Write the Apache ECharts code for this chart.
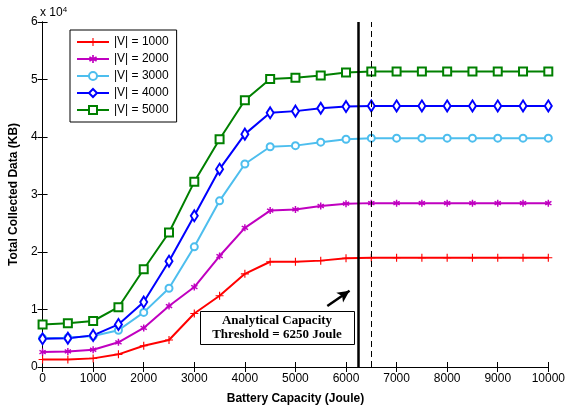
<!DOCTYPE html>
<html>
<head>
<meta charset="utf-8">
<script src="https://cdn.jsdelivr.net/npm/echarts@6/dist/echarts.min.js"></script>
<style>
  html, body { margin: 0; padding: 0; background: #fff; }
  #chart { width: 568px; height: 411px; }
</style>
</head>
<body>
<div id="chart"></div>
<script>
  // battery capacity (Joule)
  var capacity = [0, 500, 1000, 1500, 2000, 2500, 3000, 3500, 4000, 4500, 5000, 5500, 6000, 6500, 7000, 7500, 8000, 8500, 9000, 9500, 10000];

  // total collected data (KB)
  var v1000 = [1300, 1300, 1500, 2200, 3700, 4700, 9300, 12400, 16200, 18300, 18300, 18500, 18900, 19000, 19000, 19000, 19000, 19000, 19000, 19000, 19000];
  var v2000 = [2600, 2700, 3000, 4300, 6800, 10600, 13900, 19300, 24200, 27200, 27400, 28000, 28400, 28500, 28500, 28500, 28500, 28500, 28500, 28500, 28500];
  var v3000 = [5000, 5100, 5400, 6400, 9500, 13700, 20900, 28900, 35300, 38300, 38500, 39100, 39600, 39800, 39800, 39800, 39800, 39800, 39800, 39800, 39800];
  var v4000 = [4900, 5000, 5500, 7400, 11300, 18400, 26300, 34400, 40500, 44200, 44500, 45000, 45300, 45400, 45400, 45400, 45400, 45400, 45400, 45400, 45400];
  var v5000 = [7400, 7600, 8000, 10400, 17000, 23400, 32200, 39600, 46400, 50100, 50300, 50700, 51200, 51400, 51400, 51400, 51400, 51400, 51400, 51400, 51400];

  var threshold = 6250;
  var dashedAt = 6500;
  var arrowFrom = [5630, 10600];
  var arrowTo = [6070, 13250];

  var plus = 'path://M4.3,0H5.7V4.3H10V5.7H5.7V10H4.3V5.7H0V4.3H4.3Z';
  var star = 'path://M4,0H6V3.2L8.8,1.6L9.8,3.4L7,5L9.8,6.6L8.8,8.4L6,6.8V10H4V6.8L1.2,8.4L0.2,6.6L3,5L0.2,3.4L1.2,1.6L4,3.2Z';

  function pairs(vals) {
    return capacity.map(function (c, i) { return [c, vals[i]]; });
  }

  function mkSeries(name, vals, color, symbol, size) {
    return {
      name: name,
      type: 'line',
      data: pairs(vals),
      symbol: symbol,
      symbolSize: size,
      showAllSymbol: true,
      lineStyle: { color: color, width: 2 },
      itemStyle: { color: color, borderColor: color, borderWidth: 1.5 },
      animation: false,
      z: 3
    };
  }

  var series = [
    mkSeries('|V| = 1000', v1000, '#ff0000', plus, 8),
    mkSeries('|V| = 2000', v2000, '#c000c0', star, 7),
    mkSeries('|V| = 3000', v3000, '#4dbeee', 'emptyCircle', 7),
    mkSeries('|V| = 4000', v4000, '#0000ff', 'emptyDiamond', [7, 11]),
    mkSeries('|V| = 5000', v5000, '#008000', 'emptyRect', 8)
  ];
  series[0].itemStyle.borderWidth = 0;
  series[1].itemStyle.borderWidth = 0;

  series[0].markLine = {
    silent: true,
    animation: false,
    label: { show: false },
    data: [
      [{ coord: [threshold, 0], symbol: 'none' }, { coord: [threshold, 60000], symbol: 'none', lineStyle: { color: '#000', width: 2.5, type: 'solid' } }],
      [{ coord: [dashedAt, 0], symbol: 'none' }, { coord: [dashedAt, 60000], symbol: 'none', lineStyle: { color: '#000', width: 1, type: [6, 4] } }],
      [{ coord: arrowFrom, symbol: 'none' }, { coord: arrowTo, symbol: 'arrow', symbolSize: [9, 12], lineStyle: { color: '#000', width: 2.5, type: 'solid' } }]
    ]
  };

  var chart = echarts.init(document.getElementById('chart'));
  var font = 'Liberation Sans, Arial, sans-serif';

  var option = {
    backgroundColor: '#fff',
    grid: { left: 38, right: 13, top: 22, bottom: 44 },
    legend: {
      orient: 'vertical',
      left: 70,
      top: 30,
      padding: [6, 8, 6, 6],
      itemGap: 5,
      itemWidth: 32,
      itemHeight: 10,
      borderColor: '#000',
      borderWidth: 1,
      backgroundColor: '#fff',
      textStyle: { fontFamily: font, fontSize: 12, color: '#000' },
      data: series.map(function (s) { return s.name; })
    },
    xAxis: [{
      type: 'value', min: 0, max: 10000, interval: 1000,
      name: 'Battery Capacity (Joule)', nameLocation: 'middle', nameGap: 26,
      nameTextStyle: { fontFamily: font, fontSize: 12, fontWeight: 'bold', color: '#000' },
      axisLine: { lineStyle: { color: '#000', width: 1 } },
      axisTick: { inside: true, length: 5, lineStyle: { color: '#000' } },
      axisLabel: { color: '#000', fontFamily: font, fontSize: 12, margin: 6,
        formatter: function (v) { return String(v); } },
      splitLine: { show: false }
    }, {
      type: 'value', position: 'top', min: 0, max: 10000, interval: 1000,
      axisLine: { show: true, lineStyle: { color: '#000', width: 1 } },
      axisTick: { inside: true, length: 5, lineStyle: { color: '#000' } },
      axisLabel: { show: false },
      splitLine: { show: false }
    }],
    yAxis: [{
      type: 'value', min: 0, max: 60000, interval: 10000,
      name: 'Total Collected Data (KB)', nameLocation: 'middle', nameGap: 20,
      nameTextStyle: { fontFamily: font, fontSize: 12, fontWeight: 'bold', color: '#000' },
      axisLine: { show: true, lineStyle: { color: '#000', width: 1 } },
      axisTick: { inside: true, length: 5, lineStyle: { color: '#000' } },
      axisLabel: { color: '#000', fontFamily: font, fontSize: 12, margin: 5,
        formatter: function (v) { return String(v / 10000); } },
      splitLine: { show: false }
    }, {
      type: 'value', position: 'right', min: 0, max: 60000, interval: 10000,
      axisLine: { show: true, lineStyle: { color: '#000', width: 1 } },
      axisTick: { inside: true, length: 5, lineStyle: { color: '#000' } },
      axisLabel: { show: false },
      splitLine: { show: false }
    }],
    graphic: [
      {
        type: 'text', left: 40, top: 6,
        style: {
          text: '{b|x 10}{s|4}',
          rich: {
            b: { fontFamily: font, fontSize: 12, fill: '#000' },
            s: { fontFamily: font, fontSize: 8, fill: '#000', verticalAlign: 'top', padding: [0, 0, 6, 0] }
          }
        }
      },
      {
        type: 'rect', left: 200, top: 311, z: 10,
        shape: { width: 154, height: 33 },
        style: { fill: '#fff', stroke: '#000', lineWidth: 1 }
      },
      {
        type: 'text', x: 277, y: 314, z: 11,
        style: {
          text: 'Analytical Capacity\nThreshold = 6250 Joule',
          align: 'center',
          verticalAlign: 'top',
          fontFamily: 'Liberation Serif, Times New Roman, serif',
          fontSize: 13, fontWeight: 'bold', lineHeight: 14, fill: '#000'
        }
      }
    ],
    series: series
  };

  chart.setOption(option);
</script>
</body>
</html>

★ ★ ★ ★ ★

- _Short problem_
Restate the entire listing word for word, excluding pictures.

- _Output_
Write the Apache ECharts code for this chart.
<!DOCTYPE html>
<html>
<head>
<meta charset="utf-8">
<script src="https://cdn.jsdelivr.net/npm/echarts@6/dist/echarts.min.js"></script>
<style>
  html, body { margin: 0; padding: 0; background: #fff; }
  #chart { width: 568px; height: 411px; }
</style>
</head>
<body>
<div id="chart"></div>
<script>
  // battery capacity (Joule)
  var capacity = [0, 500, 1000, 1500, 2000, 2500, 3000, 3500, 4000, 4500, 5000, 5500, 6000, 6500, 7000, 7500, 8000, 8500, 9000, 9500, 10000];

  // total collected data (KB)
  var v1000 = [1300, 1300, 1500, 2200, 3700, 4700, 9300, 12400, 16200, 18300, 18300, 18500, 18900, 19000, 19000, 19000, 19000, 19000, 19000, 19000, 19000];
  var v2000 = [2600, 2700, 3000, 4300, 6800, 10600, 13900, 19300, 24200, 27200, 27400, 28000, 28400, 28500, 28500, 28500, 28500, 28500, 28500, 28500, 28500];
  var v3000 = [5000, 5100, 5400, 6400, 9500, 13700, 20900, 28900, 35300, 38300, 38500, 39100, 39600, 39800, 39800, 39800, 39800, 39800, 39800, 39800, 39800];
  var v4000 = [4900, 5000, 5500, 7400, 11300, 18400, 26300, 34400, 40500, 44200, 44500, 45000, 45300, 45400, 45400, 45400, 45400, 45400, 45400, 45400, 45400];
  var v5000 = [7400, 7600, 8000, 10400, 17000, 23400, 32200, 39600, 46400, 50100, 50300, 50700, 51200, 51400, 51400, 51400, 51400, 51400, 51400, 51400, 51400];

  var threshold = 6250;
  var dashedAt = 6500;
  var arrowFrom = [5630, 10600];
  var arrowTo = [6070, 13250];

  var plus = 'path://M4.3,0H5.7V4.3H10V5.7H5.7V10H4.3V5.7H0V4.3H4.3Z';
  var star = 'path://M4,0H6V3.2L8.8,1.6L9.8,3.4L7,5L9.8,6.6L8.8,8.4L6,6.8V10H4V6.8L1.2,8.4L0.2,6.6L3,5L0.2,3.4L1.2,1.6L4,3.2Z';

  function pairs(vals) {
    return capacity.map(function (c, i) { return [c, vals[i]]; });
  }

  function mkSeries(name, vals, color, symbol, size) {
    return {
      name: name,
      type: 'line',
      data: pairs(vals),
      symbol: symbol,
      symbolSize: size,
      showAllSymbol: true,
      lineStyle: { color: color, width: 2 },
      itemStyle: { color: color, borderColor: color, borderWidth: 1.5 },
      animation: false,
      z: 3
    };
  }

  var series = [
    mkSeries('|V| = 1000', v1000, '#ff0000', plus, 8),
    mkSeries('|V| = 2000', v2000, '#c000c0', star, 7),
    mkSeries('|V| = 3000', v3000, '#4dbeee', 'emptyCircle', 7),
    mkSeries('|V| = 4000', v4000, '#0000ff', 'emptyDiamond', [7, 11]),
    mkSeries('|V| = 5000', v5000, '#008000', 'emptyRect', 8)
  ];
  series[0].itemStyle.borderWidth = 0;
  series[1].itemStyle.borderWidth = 0;

  series[0].markLine = {
    silent: true,
    animation: false,
    label: { show: false },
    data: [
      [{ coord: [threshold, 0], symbol: 'none' }, { coord: [threshold, 60000], symbol: 'none', lineStyle: { color: '#000', width: 2.5, type: 'solid' } }],
      [{ coord: [dashedAt, 0], symbol: 'none' }, { coord: [dashedAt, 60000], symbol: 'none', lineStyle: { color: '#000', width: 1, type: [6, 4] } }],
      [{ coord: arrowFrom, symbol: 'none' }, { coord: arrowTo, symbol: 'arrow', symbolSize: [9, 12], lineStyle: { color: '#000', width: 2.5, type: 'solid' } }]
    ]
  };

  var chart = echarts.init(document.getElementById('chart'));
  var font = 'Liberation Sans, Arial, sans-serif';

  var option = {
    backgroundColor: '#fff',
    grid: { left: 38, right: 13, top: 22, bottom: 44 },
    legend: {
      orient: 'vertical',
      left: 70,
      top: 30,
      padding: [6, 8, 6, 6],
      itemGap: 5,
      itemWidth: 32,
      itemHeight: 10,
      borderColor: '#000',
      borderWidth: 1,
      backgroundColor: '#fff',
      textStyle: { fontFamily: font, fontSize: 12, color: '#000' },
      data: series.map(function (s) { return s.name; })
    },
    xAxis: [{
      type: 'value', min: 0, max: 10000, interval: 1000,
      name: 'Battery Capacity (Joule)', nameLocation: 'middle', nameGap: 26,
      nameTextStyle: { fontFamily: font, fontSize: 12, fontWeight: 'bold', color: '#000' },
      axisLine: { lineStyle: { color: '#000', width: 1 } },
      axisTick: { inside: true, length: 5, lineStyle: { color: '#000' } },
      axisLabel: { color: '#000', fontFamily: font, fontSize: 12, margin: 6,
        formatter: function (v) { return String(v); } },
      splitLine: { show: false }
    }, {
      type: 'value', position: 'top', min: 0, max: 10000, interval: 1000,
      axisLine: { show: true, lineStyle: { color: '#000', width: 1 } },
      axisTick: { inside: true, length: 5, lineStyle: { color: '#000' } },
      axisLabel: { show: false },
      splitLine: { show: false }
    }],
    yAxis: [{
      type: 'value', min: 0, max: 60000, interval: 10000,
      name: 'Total Collected Data (KB)', nameLocation: 'middle', nameGap: 20,
      nameTextStyle: { fontFamily: font, fontSize: 12, fontWeight: 'bold', color: '#000' },
      axisLine: { show: true, lineStyle: { color: '#000', width: 1 } },
      axisTick: { inside: true, length: 5, lineStyle: { color: '#000' } },
      axisLabel: { color: '#000', fontFamily: font, fontSize: 12, margin: 5,
        formatter: function (v) { return String(v / 10000); } },
      splitLine: { show: false }
    }, {
      type: 'value', position: 'right', min: 0, max: 60000, interval: 10000,
      axisLine: { show: true, lineStyle: { color: '#000', width: 1 } },
      axisTick: { inside: true, length: 5, lineStyle: { color: '#000' } },
      axisLabel: { show: false },
      splitLine: { show: false }
    }],
    graphic: [
      {
        type: 'text', left: 40, top: 6,
        style: {
          text: '{b|x 10}{s|4}',
          rich: {
            b: { fontFamily: font, fontSize: 12, fill: '#000' },
            s: { fontFamily: font, fontSize: 8, fill: '#000', verticalAlign: 'top', padding: [0, 0, 6, 0] }
          }
        }
      },
      {
        type: 'rect', left: 200, top: 311, z: 10,
        shape: { width: 154, height: 33 },
        style: { fill: '#fff', stroke: '#000', lineWidth: 1 }
      },
      {
        type: 'text', x: 277, y: 314, z: 11,
        style: {
          text: 'Analytical Capacity\nThreshold = 6250 Joule',
          align: 'center',
          verticalAlign: 'top',
          fontFamily: 'Liberation Serif, Times New Roman, serif',
          fontSize: 13, fontWeight: 'bold', lineHeight: 14, fill: '#000'
        }
      }
    ],
    series: series
  };

  chart.setOption(option);
</script>
</body>
</html>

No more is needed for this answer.